**Task description:** Go through the material below and count the lines with the string "seaborn"; the number is the whole answer.

▬▬▬

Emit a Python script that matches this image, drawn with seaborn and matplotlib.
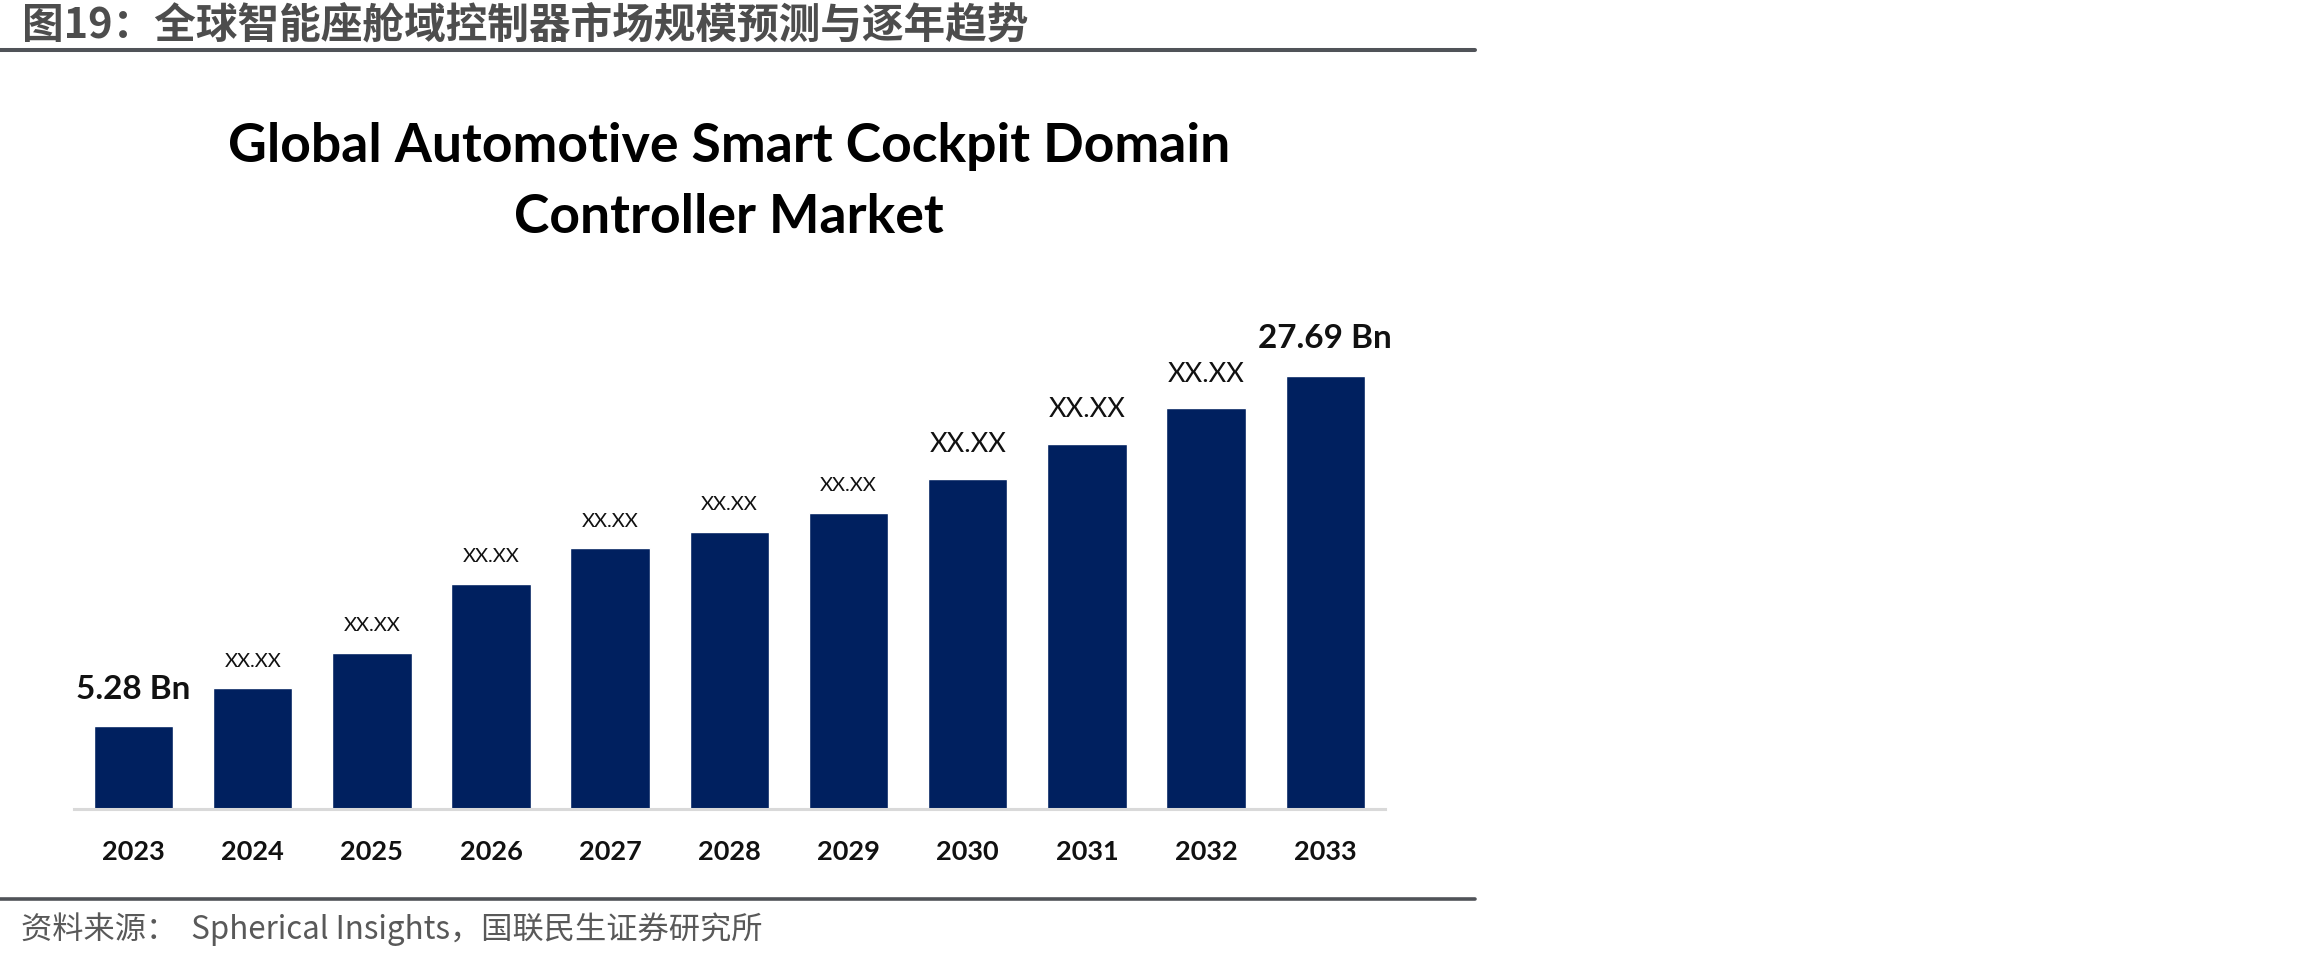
import matplotlib
matplotlib.use("Agg")
import matplotlib.pyplot as plt
from matplotlib.lines import Line2D
import seaborn as sns
import pandas as pd

# ---- data ----
years = ["2023", "2024", "2025", "2026", "2027", "2028",
         "2029", "2030", "2031", "2032", "2033"]
market_size = [5.28, 7.72, 9.98, 14.40, 16.66, 17.70,
               18.92, 21.09, 23.35, 25.61, 27.69]
value_labels = ["5.28 Bn", "XX.XX", "XX.XX", "XX.XX", "XX.XX", "XX.XX",
                "XX.XX", "XX.XX", "XX.XX", "XX.XX", "27.69 Bn"]

header = "图19：全球智能座舱域控制器市场规模预测与逐年趋势"
chart_title = "Global Automotive Smart Cockpit Domain\nController Market"
source = "资料来源：  Spherical Insights，国联民生证券研究所"

# label styling (kept apart from the data)
label_size = [24, 14.5, 14.5, 14.5, 14.5, 14.5, 14.5, 19.5, 19.5, 19.5, 24]
label_weight = ["bold"] + ["normal"] * 9 + ["bold"]
label_offset = [26.5, 19.5, 19.5, 19.5, 19.5, 19.5, 19.5, 24.5, 24.5, 24.5, 26.5]

BAR = "#00205F"
LINE = "#505358"

sns.set_theme(style="white")
plt.rcParams["font.family"] = ["Lato", "DejaVu Sans"]

df = pd.DataFrame({"year": years, "size": market_size})

fig = plt.figure(figsize=(23.1, 9.6), dpi=100)
ax = fig.add_axes([0.0320, 0.1573, 0.5675, 0.5217])

sns.barplot(data=df, x="year", y="size", color=BAR, width=0.667,
            saturation=1, ax=ax)

ax.set_xlim(-0.5, 10.5)
ax.set_ylim(0, 32)
ax.set_xlabel("")
ax.set_ylabel("")
ax.set_yticks([])
ax.tick_params(axis="x", length=0, pad=22, labelsize=19.5)
for lab in ax.get_xticklabels():
    lab.set_fontweight("bold")
    lab.set_color("#111111")

for side in ["top", "left", "right"]:
    ax.spines[side].set_visible(False)
ax.spines["bottom"].set_color("#d9d9d9")
ax.spines["bottom"].set_linewidth(2.2)

for i, (v, txt) in enumerate(zip(market_size, value_labels)):
    ax.annotate(txt, xy=(i, v), xytext=(0, label_offset[i]),
                textcoords="offset points", ha="center", va="center",
                fontsize=label_size[i], fontweight=label_weight[i],
                color="#111111")

# chart title
fig.text(0.3156, 0.8100, chart_title, ha="center", va="center",
         fontsize=38.5, fontweight="bold", color="#000000", linespacing=1.55)

# report header / footer
fig.text(0.0095, 1 - 26 / 960, header, ha="left", va="center",
         fontsize=30, fontweight="bold", color="#4d4d4d",
         family=["Noto Sans CJK SC", "DejaVu Sans"])
fig.add_artist(Line2D([0, 0.6385], [1 - 50 / 960] * 2, color=LINE,
                      linewidth=2.9, transform=fig.transFigure))
fig.add_artist(Line2D([0, 0.6385], [1 - 899 / 960] * 2, color=LINE,
                      linewidth=2.6, transform=fig.transFigure))
fig.text(0.0092, 1 - 929 / 960, source, ha="left", va="center",
         fontsize=22.5, color="#595959",
         family=["Noto Sans CJK SC", "DejaVu Sans"])

fig.savefig("out.png", dpi=100, facecolor="white")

▬▬▬

**Output of the task:** 2